…Двор неподалеку от нашего. Первый этаж. Сразу, чуть переступаешь порог, охватывает тепло и «уют»: словно не в учреждение пришел, а к кому-то домой, на квартиру. Ну, скажем, к самому управдому. Круглый стол, покрытый бархатной скатертью с кисточками. Вокруг стола в изобилии новые и вполне благопристойные стулья. (Это, наверное, для родственников жениха и невесты.) И чуть поодаль от стола, во весь рост от пола до потолка, портрет Сталина.
Радио в этой комнате, по-видимому, не выключается никогда и произносит все, что положено по общей программе. Его никто не слышит, как, вероятно, люди, жующие резинку, не чувствуют ее вкуса. Но мне в голову стучало каждое слово: это была беседа о производстве стекла. Дуют, продувают, прокаливают, опускают в воду, щипцами вынимают из воды.
Вот под это описание производственных процессов мне и выдали документ о Митиной гибели.
Я предъявила девушке свою повестку, но она сначала занялась военным, который вошел сразу следом за мной. Он в Москве проездом… хотел бы расписаться со своей невестой… Запечатлеть, так сказать, этот момент в столице нашей Родины… И зашел предварительно справиться, допустимо ли, согласно закону, расписываться не по основному месту жительства.
Радио ответило ему что-то насчет какой-то стеклянной изогнутой трубки, а девушка разъяснила, что в советской стране гражданам предоставлено право регистрировать свой брак в любом месте, по собственному усмотрению.
Потом она обернулась ко мне. Взяла у меня повестку и вынула из ящика толстую канцелярскую книгу и бланк с черной каймой: «Свидетельство о смерти».
Начала что-то выписывать из книги на бланк круглым крупным почерком. Пока она писала, я слушала про стекло и одновременно ее разговор с татарином-дворником. По-видимому, он пришел заявить о скоропостижной смерти какой-то их общей знакомой, жилицы этого дома.
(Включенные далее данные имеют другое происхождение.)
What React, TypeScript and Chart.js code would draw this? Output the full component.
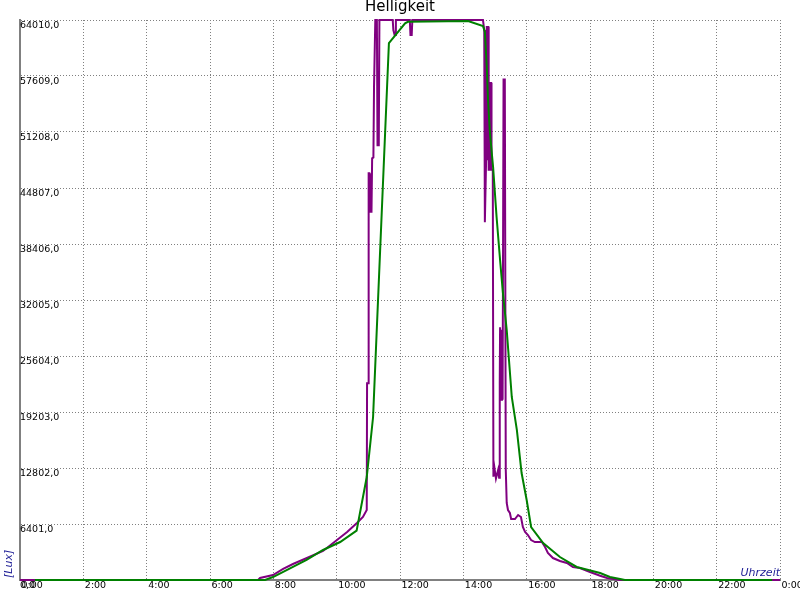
import React, { useEffect, useRef } from 'react';
import { Chart, registerables } from 'chart.js';

Chart.register(...registerables);

const chartTitle = 'Helligkeit';
const yAxisTitle = '[Lux]';
const xAxisTitle = 'Uhrzeit';

const xTickValues = [0, 2, 4, 6, 8, 10, 12, 14, 16, 18, 20, 22, 24];
const xTickLabels = ['0:00', '2:00', '4:00', '6:00', '8:00', '10:00', '12:00', '14:00', '16:00', '18:00', '20:00', '22:00', '0:00'];
const yTickValues = [0, 6401, 12802, 19203, 25604, 32005, 38406, 44807, 51208, 57609, 64010];
const yTickLabels = ['0,0', '6401,0', '12802,0', '19203,0', '25604,0', '32005,0', '38406,0', '44807,0', '51208,0', '57609,0', '64010,0'];

// Purple series: measured brightness (hour of day, lux)
const purpleHours = [
  0, 7.52, 7.58, 7.99, 8.31, 8.62, 9.06, 9.57, 10.01, 10.33,
  10.64, 10.83, 10.95, 10.96, 11.0, 11.01, 11.03, 11.05, 11.1, 11.12,
  11.16, 11.18, 11.22, 11.27, 11.29, 11.33, 11.35, 11.77, 11.79, 11.83,
  11.86, 11.87, 12.31, 12.33, 12.37, 12.39, 14.62, 14.66, 14.68, 14.72,
  14.74, 14.79, 14.8, 14.83, 14.84, 14.88, 14.89, 14.93, 14.95, 14.98,
  15.03, 15.1, 15.13, 15.15, 15.16, 15.19, 15.22, 15.24, 15.27, 15.31,
  15.34, 15.37, 15.41, 15.47, 15.51, 15.63, 15.73, 15.82, 15.88, 15.95,
  16.04, 16.14, 16.26, 16.48, 16.58, 16.67, 16.83, 17.05, 17.27, 17.46,
  17.68, 18.0, 18.32, 18.54, 18.95, 24,
];
const purpleLux = [
  0, 0, 230, 570, 1260, 1830, 2510, 3320, 4570, 5490,
  6510, 7200, 8000, 22500, 22500, 46500, 46500, 42100, 42100, 48200,
  48300, 56400, 64010, 64010, 49700, 49700, 64010, 64010, 62870, 62300,
  62300, 64010, 64010, 62300, 62300, 64010, 64010, 62870, 40900, 48100,
  63200, 63200, 46900, 46900, 56800, 56800, 46900, 46900, 11800, 12900,
  11600, 12600, 11700, 22500, 28900, 20600, 28600, 20600, 57200, 57200,
  12600, 8800, 8000, 7660, 6970, 6970, 7430, 7200, 6060, 5490,
  5140, 4570, 4340, 4340, 3770, 3090, 2510, 2170, 1940, 1490,
  1370, 910, 490, 230, 0, 0,
];

// Green series: smoothed brightness (hour of day, lux)
const greenHours = [
  0.47, 7.74, 7.99, 9.05, 9.57, 10.11, 10.63, 10.95, 11.15, 11.65,
  12.16, 12.25, 14.15, 14.62, 14.68, 14.74, 14.78, 14.84, 14.94, 15.05,
  15.16, 15.25, 15.37, 15.53, 15.69, 15.84, 16.0, 16.14, 16.52, 17.05,
  17.58, 18.32, 18.63, 18.95, 19.1, 23.75,
];
const greenLux = [
  0, 0, 340, 2290, 3430, 4340, 5640, 11770, 18630, 61380,
  63630, 63810, 63900, 63320, 62640, 58670, 54870, 51090, 47210, 41490,
  36580, 32810, 28580, 20920, 17150, 12230, 9140, 6060, 4230, 2630,
  1490, 800, 340, 110, 0, 0,
];

const FONT = '"DejaVu Sans", sans-serif';

const axisTitlePlugin = {
  id: 'axisTitles',
  afterDraw(chart: any) {
    const { ctx, chartArea } = chart;
    ctx.save();
    ctx.fillStyle = '#1e1e96';
    ctx.font = `italic 11px ${FONT}`;
    ctx.textBaseline = 'alphabetic';
    ctx.textAlign = 'right';
    ctx.fillText(xAxisTitle, chartArea.right, chartArea.bottom - 4);
    ctx.translate(chartArea.left - 8.5, chartArea.bottom - 2);
    ctx.rotate(-Math.PI / 2);
    ctx.textAlign = 'left';
    ctx.fillText(yAxisTitle, 0, 0);
    ctx.restore();
  },
};

export default function App() {
  const ref = useRef<HTMLCanvasElement>(null);

  useEffect(() => {
    const canvas = ref.current;
    if (!canvas) return;
    const chart = new Chart(canvas, {
      type: 'line',
      data: {
        datasets: [
          {
            label: 'Mittelwert',
            data: greenHours.map((h, i) => ({ x: h, y: greenLux[i] })),
            borderColor: '#008000',
            backgroundColor: '#008000',
            borderWidth: 2,
            pointRadius: 0,
            tension: 0,
            fill: false,
            clip: 2,
            order: 0,
          },
          {
            label: 'Messwert',
            data: purpleHours.map((h, i) => ({ x: h, y: purpleLux[i] })),
            borderColor: '#800080',
            backgroundColor: '#800080',
            borderWidth: 2,
            pointRadius: 0,
            tension: 0,
            fill: false,
            clip: 2,
            order: 1,
          },
        ],
      },
      options: {
        responsive: false,
        animation: false,
        events: [],
        layout: { padding: { left: 20, right: 20, top: 0, bottom: 8.6 } },
        plugins: {
          legend: { display: false },
          tooltip: { enabled: false },
          title: {
            display: true,
            text: chartTitle,
            color: '#000000',
            font: { family: FONT, size: 15, weight: 'normal', lineHeight: 1 },
            padding: { top: 0, bottom: 5 },
          },
        },
        scales: {
          x: {
            type: 'linear',
            min: 0,
            max: 24,
            afterBuildTicks: (scale: any) => {
              scale.ticks = xTickValues.map((v) => ({ value: v }));
            },
            afterFit: (scale: any) => {
              scale.paddingRight = 0;
              scale.paddingLeft = 0;
            },
            grid: { color: '#808080', lineWidth: 1, drawTicks: false },
            border: { display: true, color: '#808080', width: 2, dash: [1, 2] },
            ticks: {
              autoSkip: false,
              maxRotation: 0,
              minRotation: 0,
              align: 'start',
              labelOffset: 1.5,
              padding: 0,
              color: '#000000',
              font: { family: FONT, size: 9.5, lineHeight: 1.2 },
              callback: (_v: any, i: number) => xTickLabels[i],
            },
          },
          y: {
            type: 'linear',
            min: 0,
            max: 64010,
            afterBuildTicks: (scale: any) => {
              scale.ticks = yTickValues.map((v) => ({ value: v }));
            },
            grid: { color: '#808080', lineWidth: 1, drawTicks: false },
            border: { display: true, color: '#808080', width: 2, dash: [1, 2] },
            ticks: {
              autoSkip: false,
              mirror: true,
              crossAlign: 'near',
              padding: 0,
              labelOffset: 5.5,
              color: '#000000',
              font: { family: FONT, size: 9.5, lineHeight: 1.2 },
              callback: (_v: any, i: number) => yTickLabels[i],
            },
          },
        },
      },
      plugins: [axisTitlePlugin],
    } as any);
    return () => chart.destroy();
  }, []);

  return (
    <div style={{ position: 'fixed', left: 0, top: 0, width: 800, height: 600, background: '#ffffff' }}>
      <canvas ref={ref} width={800} height={600} style={{ display: 'block', width: 800, height: 600 }} />
    </div>
  );
}
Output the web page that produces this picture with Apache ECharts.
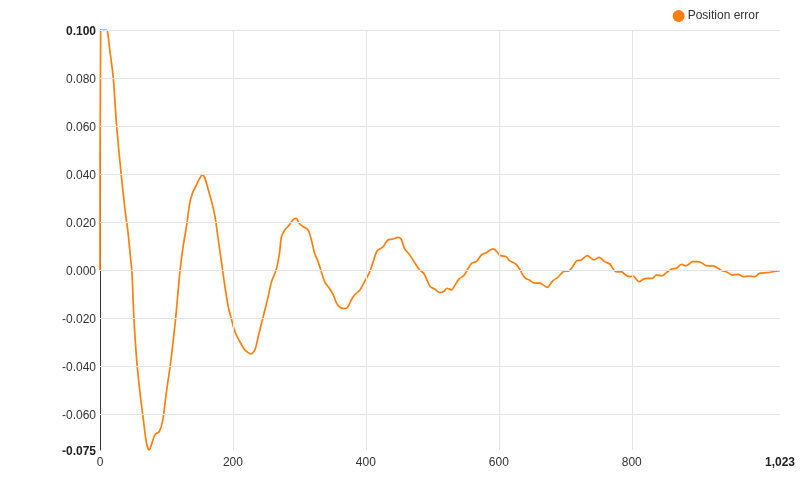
<!DOCTYPE html>
<html>
<head>
<meta charset="utf-8">
<script src="https://cdn.jsdelivr.net/npm/echarts@6/dist/echarts.min.js"></script>
<style>html,body{margin:0;padding:0;background:#fff}#c{width:800px;height:500px}</style>
</head>
<body>
<div id="c"></div>
<script>
var seriesName = 'Position error';
var xValues = [0,1,10,12,15,20,25,32,38,42,46,48,51,55,60,65,70,74,78,83,89,94,100,107,114,120,125,130,135,139,145,150,154,158,163,168,173,178,183,188,193,198,203,211,218,222,227,233,238,243,248,253,258,265,270,273,278,285,290,295,300,306,313,318,323,328,333,338,345,351,356,361,368,373,378,383,391,398,406,411,417,426,433,441,448,453,458,466,474,481,487,492,497,504,511,517,522,529,534,540,548,554,559,566,574,581,587,592,597,602,611,616,626,632,639,646,654,662,667,673,681,689,697,706,711,717,724,733,743,751,759,767,773,778,784,791,797,802,807,811,817,823,831,837,846,852,860,867,875,881,886,891,897,905,912,922,930,936,942,951,960,968,977,985,992,1003,1013,1023];
var yValues = [0,0.1,0.1,0.098,0.091,0.080,0.060,0.0396,0.0243,0.016,0.0049,-0.0007,-0.020,-0.0368,-0.0507,-0.0618,-0.0722,-0.0750,-0.0722,-0.0685,-0.0674,-0.0632,-0.0507,-0.0370,-0.0195,-0.0014,0.0097,0.018,0.0278,0.032,0.0354,0.0382,0.0396,0.0382,0.0333,0.0285,0.0222,0.0125,0.0028,-0.007,-0.0153,-0.0208,-0.0257,-0.0302,-0.0333,-0.0342,-0.0350,-0.0333,-0.0278,-0.0222,-0.0167,-0.0111,-0.0049,0.0,0.0069,0.0139,0.0167,0.0188,0.0208,0.0215,0.0194,0.018,0.0167,0.0125,0.0069,0.0035,-0.0007,-0.0049,-0.0076,-0.0104,-0.0139,-0.0155,-0.0161,-0.0153,-0.0125,-0.0104,-0.0083,-0.0049,-0.0007,0.0035,0.0079,0.0097,0.0125,0.0129,0.0136,0.0129,0.009,0.0063,0.0028,0.0,-0.0014,-0.0042,-0.007,-0.008,-0.0094,-0.009,-0.0076,-0.0083,-0.0063,-0.0038,-0.0021,0.0007,0.0028,0.0035,0.0063,0.0072,0.0083,0.0088,0.0076,0.006,0.0055,0.0039,0.0024,0.0,-0.0032,-0.0042,-0.0055,-0.0055,-0.0063,-0.0072,-0.0045,-0.003,-0.0007,-0.0003,0.0014,0.0038,0.0042,0.006,0.0042,0.0053,0.0035,0.0025,0.0,-0.0008,-0.0007,-0.0021,-0.0028,-0.0025,-0.0039,-0.0049,-0.0039,-0.0035,-0.0035,-0.0021,-0.0024,-0.0011,0.0004,0.0007,0.0024,0.0017,0.0024,0.0035,0.0035,0.003,0.0018,0.0017,0.0007,-0.0003,-0.0007,-0.0021,-0.0018,-0.0028,-0.0025,-0.0028,-0.0014,-0.0011,-0.0007,-0.0003];
var xMin = 0, xMax = 1023;
var yMin = -0.075, yMax = 0.1;
var xTicks = [0, 200, 400, 600, 800, 1023];
var yTicks = [-0.075, -0.06, -0.04, -0.02, 0, 0.02, 0.04, 0.06, 0.08, 0.1];
var xGrid = [200, 400, 600, 800];
var yGrid = [-0.06, -0.04, -0.02, 0, 0.02, 0.04, 0.06, 0.08, 0.1];

var data = xValues.map(function (x, i) { return [x, yValues[i]]; });
var gridLines = [];
xGrid.forEach(function (v) { gridLines.push({ xAxis: v }); });
yGrid.forEach(function (v) { gridLines.push({ yAxis: v }); });

var chart = echarts.init(document.getElementById('c'), null, { renderer: 'canvas' });
var fontFamily = 'Arial, "Liberation Sans", sans-serif';
chart.setOption({
  animation: false,
  textStyle: { fontFamily: fontFamily },
  legend: {
    data: [{ name: seriesName, icon: 'circle' }],
    right: 36, top: 5,
    itemWidth: 12, itemHeight: 12, itemGap: 10,
    textStyle: { fontSize: 12, color: '#333', fontFamily: fontFamily, padding: [0, 0, 0, -2] }
  },
  grid: { left: 100, right: 20, top: 30, bottom: 50, containLabel: false },
  xAxis: {
    type: 'value', min: xMin, max: xMax,
    axisLine: { show: false },
    axisTick: { show: false },
    splitLine: { show: false },
    axisLabel: {
      customValues: xTicks,
      margin: 7,
      fontSize: 12, color: '#333', fontFamily: fontFamily,
      formatter: function (v) {
        var s = Math.round(v).toLocaleString('en-US');
        return (v === xMax) ? '{b|' + s + '}' : s;
      },
      rich: { b: { fontWeight: 'bold', fontSize: 12, color: '#222', fontFamily: fontFamily } }
    }
  },
  yAxis: {
    type: 'value', min: yMin, max: yMax,
    axisLine: { show: true, lineStyle: { color: '#333', width: 1 } },
    axisTick: { show: false },
    splitLine: { show: false },
    axisLabel: {
      customValues: yTicks,
      margin: 4,
      padding: [4, 0, 0, 0],
      fontSize: 12, color: '#333', fontFamily: fontFamily,
      formatter: function (v) {
        var s = v.toFixed(3);
        return (Math.abs(v - yMin) < 1e-9 || Math.abs(v - yMax) < 1e-9) ? '{b|' + s + '}' : s;
      },
      rich: { b: { fontWeight: 'bold', fontSize: 12, color: '#222', fontFamily: fontFamily } }
    }
  },
  series: [
    {
      type: 'line', name: '__grid', data: [], z: 1, silent: true,
      markLine: {
        silent: true, symbol: ['none', 'none'], label: { show: false },
        lineStyle: { color: '#e3e3e3', width: 1, type: 'solid' },
        animation: false,
        data: gridLines
      }
    },
    {
      type: 'line', name: seriesName, data: data, z: 3,
      showSymbol: false, symbol: 'none',
      smooth: 0.3,
      itemStyle: { color: '#ff7f0e' },
      lineStyle: { color: '#ff7f0e', width: 1.7 }
    }
  ]
});
</script>
</body>
</html>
— Такие полненькие, такие из себя солидненькие, самостоятельные, — говорила девушка, аккуратно выводя буквы, — и вдруг… Я их днями на нашем дворе видела.
Потом мне, тыча пером в какую-то графу в раскрытой книге:
— Распишитесь в получении, гражданка. Справку я решилась прочитать только во дворе, выйдя на мороз и оставшись одна.
Дата смерти: 18 февраля 38 г.
Причина: прочеркнуто. Длинная изогнутая дуга.
Место: прочеркнуто.
О, где же и получать справки об убитом, как не перед портретом убийцы! Под какую музыку и поминать убитого, как не под равнодушное бормотание казенного радио! Не Шопена же, не Бетховена для него заводить!
Второй документ я получила в мае того же года в Военной коллегии Верховного Суда. Жаль, не из рук самого товарища Ульриха. Очереди в приемной почти не было — так, человек одиннадцать женщин. Портрета Сталина тоже не было — ни в приемной, ни в кабинете. Справки выдавал майор с приличествующим случаю сочувствием на лице.
Этот документ тоже привожу целиком:
«Военная Коллегия Форма № 30 Верховного Суда Союза ССР „15“ мая 1957 г.
№ 4н-028603/56
Москва,
ул. Воровского, д. 13
СПРАВКА
Дело по обвинению БРОНШТЕЙНА Матвея Петровича, до ареста — 1 августа 1937 года — научный сотрудник Ленинградского физико-технического института, пересмотрено Военной коллегией Верховного Суда СССР 9мая 1957 года.
Приговор Военной коллегии от 18 февраля 1938 года в отношении Бронштейна М. П. по вновь открывшимся обстоятельствам отменен и дело за отсутствием состава преступления прекращено.
БРОНШТЕЙН М. П. реабилитирован посмертно.
Председательствующий Судебного состава Военной коллегии Верховного Суда СССР
Полковник юстиции Б. Цырлинский»
И тут они не могут не лгать.
Вместо признания собственной вины, они пишут: «реабилитировать по вновь открывшимся обстоятельствам». Мне известно лишь одно «вновь открывшееся обстоятельство» — смерть Сталина.
Сопоставление документов, в которых дата «смерти» и дата приговора совпали, доказывает, что Митя был расстрелян непосредственно после приговора. Сразу.